Tuesday 22 December 2009

How to Make Large Profits from American Wars


OK, so President Obama intends to send another 30,000 troops to get bogged down in Afghanistan; and some of his '43 NATO allies' will also augment their meagre contributions.

But what he didn't say was that the unsupervised personnel contributions from contractors and other mercenaries, paid from US funds, has already risen hugely. It's cash dumped into a trough into which many snouts have already greedily snuffled.

Jeremy Scahill, scourge of American military contractors, has these facts to report:

- America now has 189,000 paid personnel on the ground in Afghanistan. (68,000 US troops and 121,000 contractors). -That's a bit more than 7 times the estimated 25,000 fighting strength of the Taliban)

- From June 2009 to September 2009, there was a 40% increase in Defense Department contractors in Afghanistan. During the same period, the number of armed private security contractors working for the Defense Department in Afghanistan doubled, increasing from approximately 5,000 to more than 10,000.

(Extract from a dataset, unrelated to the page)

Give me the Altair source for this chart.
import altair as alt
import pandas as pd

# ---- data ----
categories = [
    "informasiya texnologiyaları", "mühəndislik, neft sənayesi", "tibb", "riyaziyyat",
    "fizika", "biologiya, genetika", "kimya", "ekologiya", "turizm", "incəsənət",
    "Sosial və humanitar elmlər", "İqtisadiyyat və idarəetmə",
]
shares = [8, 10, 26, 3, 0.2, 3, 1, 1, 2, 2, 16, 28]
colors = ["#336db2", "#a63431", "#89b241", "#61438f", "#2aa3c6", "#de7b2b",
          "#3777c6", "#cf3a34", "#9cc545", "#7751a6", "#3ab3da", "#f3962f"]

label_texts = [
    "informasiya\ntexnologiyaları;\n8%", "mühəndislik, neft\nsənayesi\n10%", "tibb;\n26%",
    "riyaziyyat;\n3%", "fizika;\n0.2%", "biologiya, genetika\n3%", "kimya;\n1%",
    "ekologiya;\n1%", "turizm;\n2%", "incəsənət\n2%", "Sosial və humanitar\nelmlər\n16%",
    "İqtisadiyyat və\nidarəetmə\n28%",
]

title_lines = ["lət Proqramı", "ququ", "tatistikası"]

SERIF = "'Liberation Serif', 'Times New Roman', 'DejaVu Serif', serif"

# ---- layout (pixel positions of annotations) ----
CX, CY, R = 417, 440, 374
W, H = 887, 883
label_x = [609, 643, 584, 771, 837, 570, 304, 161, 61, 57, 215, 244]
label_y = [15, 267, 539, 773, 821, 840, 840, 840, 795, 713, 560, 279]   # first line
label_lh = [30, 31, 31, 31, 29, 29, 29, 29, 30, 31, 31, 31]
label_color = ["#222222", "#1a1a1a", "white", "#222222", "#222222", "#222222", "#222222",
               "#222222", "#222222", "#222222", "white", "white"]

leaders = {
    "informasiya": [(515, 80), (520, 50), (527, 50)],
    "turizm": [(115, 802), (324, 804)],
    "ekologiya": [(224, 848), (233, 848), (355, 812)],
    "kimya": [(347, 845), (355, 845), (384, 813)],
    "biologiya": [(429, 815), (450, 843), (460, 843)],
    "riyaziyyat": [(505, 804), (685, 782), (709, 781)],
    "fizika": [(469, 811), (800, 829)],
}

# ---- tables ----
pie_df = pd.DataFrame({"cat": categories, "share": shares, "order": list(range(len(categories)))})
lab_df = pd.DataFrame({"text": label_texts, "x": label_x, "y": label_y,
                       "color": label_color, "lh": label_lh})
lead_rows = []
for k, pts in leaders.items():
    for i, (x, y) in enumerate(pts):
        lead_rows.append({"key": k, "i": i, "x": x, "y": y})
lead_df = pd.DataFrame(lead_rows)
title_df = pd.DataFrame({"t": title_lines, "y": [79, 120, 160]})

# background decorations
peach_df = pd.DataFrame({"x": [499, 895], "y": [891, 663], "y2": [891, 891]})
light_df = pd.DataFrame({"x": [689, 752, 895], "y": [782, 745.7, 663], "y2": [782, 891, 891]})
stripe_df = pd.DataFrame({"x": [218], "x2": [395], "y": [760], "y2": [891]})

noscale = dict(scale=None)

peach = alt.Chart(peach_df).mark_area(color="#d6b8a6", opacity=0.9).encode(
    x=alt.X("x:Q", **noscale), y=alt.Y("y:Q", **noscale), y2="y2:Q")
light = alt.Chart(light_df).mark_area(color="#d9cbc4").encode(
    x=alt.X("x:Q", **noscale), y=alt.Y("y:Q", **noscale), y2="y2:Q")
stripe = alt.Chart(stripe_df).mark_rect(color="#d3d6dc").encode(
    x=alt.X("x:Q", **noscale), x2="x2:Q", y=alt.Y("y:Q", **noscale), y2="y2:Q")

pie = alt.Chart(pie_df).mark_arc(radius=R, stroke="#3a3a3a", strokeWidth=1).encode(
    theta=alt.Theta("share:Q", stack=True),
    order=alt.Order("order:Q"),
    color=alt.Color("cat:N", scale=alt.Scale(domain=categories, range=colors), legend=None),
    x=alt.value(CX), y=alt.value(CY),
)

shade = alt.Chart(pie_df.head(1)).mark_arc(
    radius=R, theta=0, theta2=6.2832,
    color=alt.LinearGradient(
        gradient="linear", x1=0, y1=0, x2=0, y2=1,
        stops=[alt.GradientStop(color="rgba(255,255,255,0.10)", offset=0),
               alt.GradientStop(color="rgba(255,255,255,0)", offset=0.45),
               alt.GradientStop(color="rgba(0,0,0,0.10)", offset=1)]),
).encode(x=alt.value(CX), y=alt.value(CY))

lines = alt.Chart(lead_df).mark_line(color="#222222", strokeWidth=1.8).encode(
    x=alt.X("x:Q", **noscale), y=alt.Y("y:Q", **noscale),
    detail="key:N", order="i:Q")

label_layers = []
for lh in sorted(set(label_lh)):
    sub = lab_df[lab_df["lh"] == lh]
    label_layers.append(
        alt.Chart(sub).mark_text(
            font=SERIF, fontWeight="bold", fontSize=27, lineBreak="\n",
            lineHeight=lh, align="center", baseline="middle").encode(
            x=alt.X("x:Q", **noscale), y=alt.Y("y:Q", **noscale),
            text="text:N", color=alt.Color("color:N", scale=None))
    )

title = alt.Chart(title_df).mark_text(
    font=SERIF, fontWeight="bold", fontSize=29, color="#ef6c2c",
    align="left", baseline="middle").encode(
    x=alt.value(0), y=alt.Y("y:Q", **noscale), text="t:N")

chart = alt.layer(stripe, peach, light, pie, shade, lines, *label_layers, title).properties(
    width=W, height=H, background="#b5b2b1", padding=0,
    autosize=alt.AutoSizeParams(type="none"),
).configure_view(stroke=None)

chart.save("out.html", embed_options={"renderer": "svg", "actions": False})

- And less oversight: “The increase in Afghanistan contracts has not seen a corresponding increase in contract management and oversight,” according to McCaskill’s briefing paper. “In May 2009, DCMA [Defense Contract Management Agency] Director Charlie Williams told the Commission on Wartime Contracting that as many as 362 positions for Contracting Officer’s Representatives (CORs) in Afghanistan were currently vacant.

- According to one USAID official, the agency is “sending too much money, too fast with too few people looking over how it is spent.” As a result, the agency does not “know … where the money is going.”

- As for waste and abuse, the subcommittee says that the Defense Contract Audit Agency identified more than $950 million in questioned and unsupported costs submitted by Defense Department contracts for work in Afghanistan. That’s 16% of the total contract dollars reviewed.

So, millions upon millions of dollars are leaking out of the hole at the bottom of the trough.

Hey, you there, now unemployed in NYC, LA, Florida, or Michigan, or in Britain; contact the employers of the moment:
Dyncorp
KBR
USAID

I can't find much about other less well-known companies, but I found this set of advising rules.

If you take the job, you'll find yourself in a country where most of the population hates you, or what your represent, and you may be blown apart by a roadside bomb at any time.